All the data should be repeated exactly. Any image in it is left out.

-- Begin Given information --

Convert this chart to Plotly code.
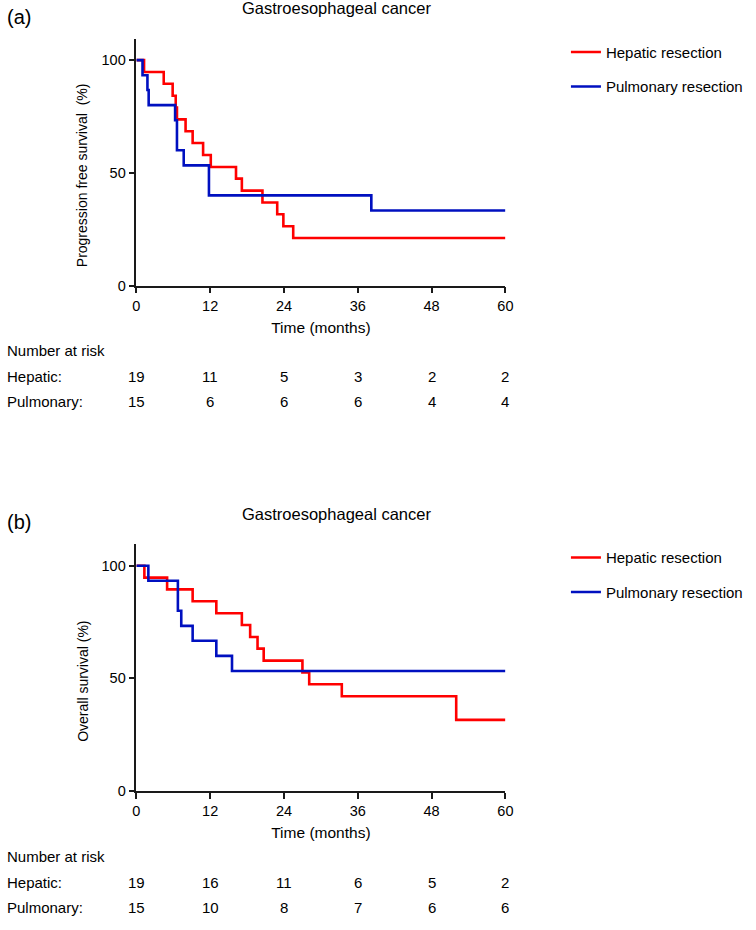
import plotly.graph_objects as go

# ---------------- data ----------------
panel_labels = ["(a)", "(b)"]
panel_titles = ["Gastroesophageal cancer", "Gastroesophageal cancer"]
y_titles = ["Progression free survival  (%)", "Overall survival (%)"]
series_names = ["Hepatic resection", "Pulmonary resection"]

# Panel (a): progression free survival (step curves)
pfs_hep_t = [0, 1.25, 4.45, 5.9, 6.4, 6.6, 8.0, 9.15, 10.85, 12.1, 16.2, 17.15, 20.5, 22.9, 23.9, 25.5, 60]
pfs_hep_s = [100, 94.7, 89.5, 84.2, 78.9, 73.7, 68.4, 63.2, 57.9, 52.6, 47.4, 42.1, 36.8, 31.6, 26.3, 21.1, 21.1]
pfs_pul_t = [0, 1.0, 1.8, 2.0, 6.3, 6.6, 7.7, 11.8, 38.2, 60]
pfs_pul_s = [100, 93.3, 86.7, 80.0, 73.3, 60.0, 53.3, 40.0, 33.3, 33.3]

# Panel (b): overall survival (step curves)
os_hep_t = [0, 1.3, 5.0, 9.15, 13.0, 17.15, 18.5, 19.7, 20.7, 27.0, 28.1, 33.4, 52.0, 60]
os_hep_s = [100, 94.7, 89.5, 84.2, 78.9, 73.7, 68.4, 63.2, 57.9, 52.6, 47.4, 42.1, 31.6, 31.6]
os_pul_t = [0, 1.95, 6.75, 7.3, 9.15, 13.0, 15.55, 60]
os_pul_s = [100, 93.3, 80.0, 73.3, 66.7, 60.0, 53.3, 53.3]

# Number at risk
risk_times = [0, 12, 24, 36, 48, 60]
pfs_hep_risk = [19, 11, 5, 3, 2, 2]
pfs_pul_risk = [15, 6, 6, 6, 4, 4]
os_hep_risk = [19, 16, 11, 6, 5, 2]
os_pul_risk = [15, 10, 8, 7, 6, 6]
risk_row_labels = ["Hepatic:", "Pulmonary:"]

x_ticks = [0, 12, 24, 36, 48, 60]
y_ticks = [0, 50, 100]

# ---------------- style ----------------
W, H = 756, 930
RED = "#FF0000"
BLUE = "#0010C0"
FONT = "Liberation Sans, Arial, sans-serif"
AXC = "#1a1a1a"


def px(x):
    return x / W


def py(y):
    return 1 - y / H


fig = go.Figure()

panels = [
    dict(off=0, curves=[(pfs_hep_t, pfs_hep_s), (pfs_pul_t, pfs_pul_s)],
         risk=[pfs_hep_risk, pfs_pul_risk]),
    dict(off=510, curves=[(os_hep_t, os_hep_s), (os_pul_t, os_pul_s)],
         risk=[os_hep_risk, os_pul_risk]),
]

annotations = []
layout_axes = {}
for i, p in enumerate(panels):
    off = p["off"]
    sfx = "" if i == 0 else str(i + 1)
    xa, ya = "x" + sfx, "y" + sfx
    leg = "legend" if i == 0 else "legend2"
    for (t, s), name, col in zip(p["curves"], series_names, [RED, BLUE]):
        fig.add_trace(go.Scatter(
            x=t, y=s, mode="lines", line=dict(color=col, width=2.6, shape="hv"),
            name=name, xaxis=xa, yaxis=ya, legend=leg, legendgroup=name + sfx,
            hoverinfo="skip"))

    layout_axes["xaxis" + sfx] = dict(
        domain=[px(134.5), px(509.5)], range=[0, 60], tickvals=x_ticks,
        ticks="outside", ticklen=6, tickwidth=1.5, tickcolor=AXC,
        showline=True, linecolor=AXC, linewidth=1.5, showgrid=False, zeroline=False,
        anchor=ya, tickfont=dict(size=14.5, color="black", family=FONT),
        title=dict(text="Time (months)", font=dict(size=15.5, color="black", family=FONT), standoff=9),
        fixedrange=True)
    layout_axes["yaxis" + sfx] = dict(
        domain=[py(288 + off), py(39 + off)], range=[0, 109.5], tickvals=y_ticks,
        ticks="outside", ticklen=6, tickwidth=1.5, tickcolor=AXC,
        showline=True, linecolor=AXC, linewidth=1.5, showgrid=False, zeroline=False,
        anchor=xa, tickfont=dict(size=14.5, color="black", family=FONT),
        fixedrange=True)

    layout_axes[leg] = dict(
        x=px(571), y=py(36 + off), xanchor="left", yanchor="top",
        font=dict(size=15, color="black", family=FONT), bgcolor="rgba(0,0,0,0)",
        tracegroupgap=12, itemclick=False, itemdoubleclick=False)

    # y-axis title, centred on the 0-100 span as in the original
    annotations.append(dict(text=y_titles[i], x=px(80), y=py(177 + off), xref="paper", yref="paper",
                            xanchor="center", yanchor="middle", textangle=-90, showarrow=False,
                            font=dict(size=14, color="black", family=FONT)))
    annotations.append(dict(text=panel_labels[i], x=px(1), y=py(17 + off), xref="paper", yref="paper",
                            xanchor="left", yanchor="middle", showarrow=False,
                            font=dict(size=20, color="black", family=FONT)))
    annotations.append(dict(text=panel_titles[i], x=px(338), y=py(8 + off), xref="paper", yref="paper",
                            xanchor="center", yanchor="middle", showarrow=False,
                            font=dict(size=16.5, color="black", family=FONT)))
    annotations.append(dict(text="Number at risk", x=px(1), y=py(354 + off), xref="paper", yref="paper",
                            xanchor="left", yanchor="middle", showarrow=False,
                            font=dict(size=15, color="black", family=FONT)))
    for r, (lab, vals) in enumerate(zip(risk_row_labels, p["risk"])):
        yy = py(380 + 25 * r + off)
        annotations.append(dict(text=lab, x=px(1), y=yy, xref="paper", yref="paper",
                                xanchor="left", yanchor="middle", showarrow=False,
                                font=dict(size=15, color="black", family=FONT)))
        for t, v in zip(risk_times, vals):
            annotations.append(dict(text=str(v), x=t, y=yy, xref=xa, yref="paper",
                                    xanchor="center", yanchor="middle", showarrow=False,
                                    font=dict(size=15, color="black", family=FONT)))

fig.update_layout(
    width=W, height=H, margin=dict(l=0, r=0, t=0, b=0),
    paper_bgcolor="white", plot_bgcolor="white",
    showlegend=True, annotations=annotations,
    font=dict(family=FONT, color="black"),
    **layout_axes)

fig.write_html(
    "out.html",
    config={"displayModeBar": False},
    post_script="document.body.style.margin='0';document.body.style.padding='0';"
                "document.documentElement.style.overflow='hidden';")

-- End Given information --

• Correct output:
Convert this chart to Plotly code.
import plotly.graph_objects as go

# ---------------- data ----------------
panel_labels = ["(a)", "(b)"]
panel_titles = ["Gastroesophageal cancer", "Gastroesophageal cancer"]
y_titles = ["Progression free survival  (%)", "Overall survival (%)"]
series_names = ["Hepatic resection", "Pulmonary resection"]

# Panel (a): progression free survival (step curves)
pfs_hep_t = [0, 1.25, 4.45, 5.9, 6.4, 6.6, 8.0, 9.15, 10.85, 12.1, 16.2, 17.15, 20.5, 22.9, 23.9, 25.5, 60]
pfs_hep_s = [100, 94.7, 89.5, 84.2, 78.9, 73.7, 68.4, 63.2, 57.9, 52.6, 47.4, 42.1, 36.8, 31.6, 26.3, 21.1, 21.1]
pfs_pul_t = [0, 1.0, 1.8, 2.0, 6.3, 6.6, 7.7, 11.8, 38.2, 60]
pfs_pul_s = [100, 93.3, 86.7, 80.0, 73.3, 60.0, 53.3, 40.0, 33.3, 33.3]

# Panel (b): overall survival (step curves)
os_hep_t = [0, 1.3, 5.0, 9.15, 13.0, 17.15, 18.5, 19.7, 20.7, 27.0, 28.1, 33.4, 52.0, 60]
os_hep_s = [100, 94.7, 89.5, 84.2, 78.9, 73.7, 68.4, 63.2, 57.9, 52.6, 47.4, 42.1, 31.6, 31.6]
os_pul_t = [0, 1.95, 6.75, 7.3, 9.15, 13.0, 15.55, 60]
os_pul_s = [100, 93.3, 80.0, 73.3, 66.7, 60.0, 53.3, 53.3]

# Number at risk
risk_times = [0, 12, 24, 36, 48, 60]
pfs_hep_risk = [19, 11, 5, 3, 2, 2]
pfs_pul_risk = [15, 6, 6, 6, 4, 4]
os_hep_risk = [19, 16, 11, 6, 5, 2]
os_pul_risk = [15, 10, 8, 7, 6, 6]
risk_row_labels = ["Hepatic:", "Pulmonary:"]

x_ticks = [0, 12, 24, 36, 48, 60]
y_ticks = [0, 50, 100]

# ---------------- style ----------------
W, H = 756, 930
RED = "#FF0000"
BLUE = "#0010C0"
FONT = "Liberation Sans, Arial, sans-serif"
AXC = "#1a1a1a"


def px(x):
    return x / W


def py(y):
    return 1 - y / H


fig = go.Figure()

panels = [
    dict(off=0, curves=[(pfs_hep_t, pfs_hep_s), (pfs_pul_t, pfs_pul_s)],
         risk=[pfs_hep_risk, pfs_pul_risk]),
    dict(off=510, curves=[(os_hep_t, os_hep_s), (os_pul_t, os_pul_s)],
         risk=[os_hep_risk, os_pul_risk]),
]

annotations = []
layout_axes = {}
for i, p in enumerate(panels):
    off = p["off"]
    sfx = "" if i == 0 else str(i + 1)
    xa, ya = "x" + sfx, "y" + sfx
    leg = "legend" if i == 0 else "legend2"
    for (t, s), name, col in zip(p["curves"], series_names, [RED, BLUE]):
        fig.add_trace(go.Scatter(
            x=t, y=s, mode="lines", line=dict(color=col, width=2.6, shape="hv"),
            name=name, xaxis=xa, yaxis=ya, legend=leg, legendgroup=name + sfx,
            hoverinfo="skip"))

    layout_axes["xaxis" + sfx] = dict(
        domain=[px(134.5), px(509.5)], range=[0, 60], tickvals=x_ticks,
        ticks="outside", ticklen=6, tickwidth=1.5, tickcolor=AXC,
        showline=True, linecolor=AXC, linewidth=1.5, showgrid=False, zeroline=False,
        anchor=ya, tickfont=dict(size=14.5, color="black", family=FONT),
        title=dict(text="Time (months)", font=dict(size=15.5, color="black", family=FONT), standoff=9),
        fixedrange=True)
    layout_axes["yaxis" + sfx] = dict(
        domain=[py(288 + off), py(39 + off)], range=[0, 109.5], tickvals=y_ticks,
        ticks="outside", ticklen=6, tickwidth=1.5, tickcolor=AXC,
        showline=True, linecolor=AXC, linewidth=1.5, showgrid=False, zeroline=False,
        anchor=xa, tickfont=dict(size=14.5, color="black", family=FONT),
        fixedrange=True)

    layout_axes[leg] = dict(
        x=px(571), y=py(36 + off), xanchor="left", yanchor="top",
        font=dict(size=15, color="black", family=FONT), bgcolor="rgba(0,0,0,0)",
        tracegroupgap=12, itemclick=False, itemdoubleclick=False)

    # y-axis title, centred on the 0-100 span as in the original
    annotations.append(dict(text=y_titles[i], x=px(80), y=py(177 + off), xref="paper", yref="paper",
                            xanchor="center", yanchor="middle", textangle=-90, showarrow=False,
                            font=dict(size=14, color="black", family=FONT)))
    annotations.append(dict(text=panel_labels[i], x=px(1), y=py(17 + off), xref="paper", yref="paper",
                            xanchor="left", yanchor="middle", showarrow=False,
                            font=dict(size=20, color="black", family=FONT)))
    annotations.append(dict(text=panel_titles[i], x=px(338), y=py(8 + off), xref="paper", yref="paper",
                            xanchor="center", yanchor="middle", showarrow=False,
                            font=dict(size=16.5, color="black", family=FONT)))
    annotations.append(dict(text="Number at risk", x=px(1), y=py(354 + off), xref="paper", yref="paper",
                            xanchor="left", yanchor="middle", showarrow=False,
                            font=dict(size=15, color="black", family=FONT)))
    for r, (lab, vals) in enumerate(zip(risk_row_labels, p["risk"])):
        yy = py(380 + 25 * r + off)
        annotations.append(dict(text=lab, x=px(1), y=yy, xref="paper", yref="paper",
                                xanchor="left", yanchor="middle", showarrow=False,
                                font=dict(size=15, color="black", family=FONT)))
        for t, v in zip(risk_times, vals):
            annotations.append(dict(text=str(v), x=t, y=yy, xref=xa, yref="paper",
                                    xanchor="center", yanchor="middle", showarrow=False,
                                    font=dict(size=15, color="black", family=FONT)))

fig.update_layout(
    width=W, height=H, margin=dict(l=0, r=0, t=0, b=0),
    paper_bgcolor="white", plot_bgcolor="white",
    showlegend=True, annotations=annotations,
    font=dict(family=FONT, color="black"),
    **layout_axes)

fig.write_html(
    "out.html",
    config={"displayModeBar": False},
    post_script="document.body.style.margin='0';document.body.style.padding='0';"
                "document.documentElement.style.overflow='hidden';")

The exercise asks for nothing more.